The Book of Nights marks the American debut of one of Europe's most powerful and celebrated young writers. Winner of six literary prizes, The Book of Nights combines the timeless power of medieval legend, the resonance of Greek tragedy, and the harsh immediacy of a newsreel.
Sylvie Germain traces a century in the life of the Peniel family, and especially of the Victor-Flandrin Peniel (nicknamed Night-of-gold-Wolf-face because of the hereditary gold fleck in the eye).
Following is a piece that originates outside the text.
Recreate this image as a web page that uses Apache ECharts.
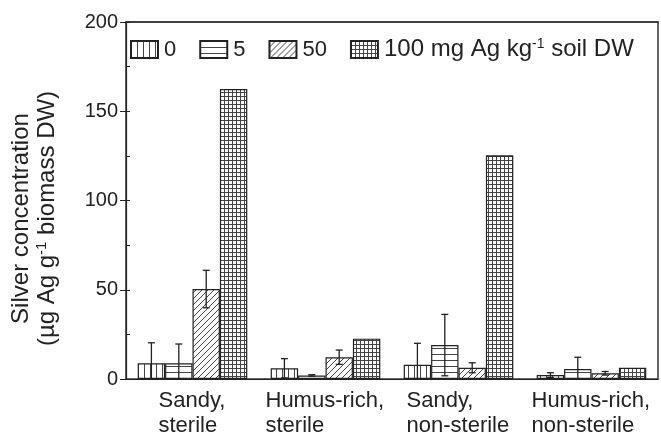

It is Victor-Flandrin-larger than life yet fully human-who acts as focal point for the intertwined stories of the Peniels (including Victor's four wives and fifteen children); of their lovers and enemies; and of the endless cycle of birth and death, triumph and loss, madness and passion, eroticism and holocaust-from the Franco-Prussian War to World War II-that envelops and buffets their lives. Blending the historical with the supernatural, the comic with the grotesque, the lyrical and the brutal, Sylvie Germain tells the story of humanity's strivings and vanity, of the profound injustices that govern our relations, and of the fundamental strength that allows us ultimately to triumph over carnage and degradation. The Book of Nights is a "powerfully, deeply felt, imaginative" book (The Times Literary Supplement) by a fresh and compelling new voice.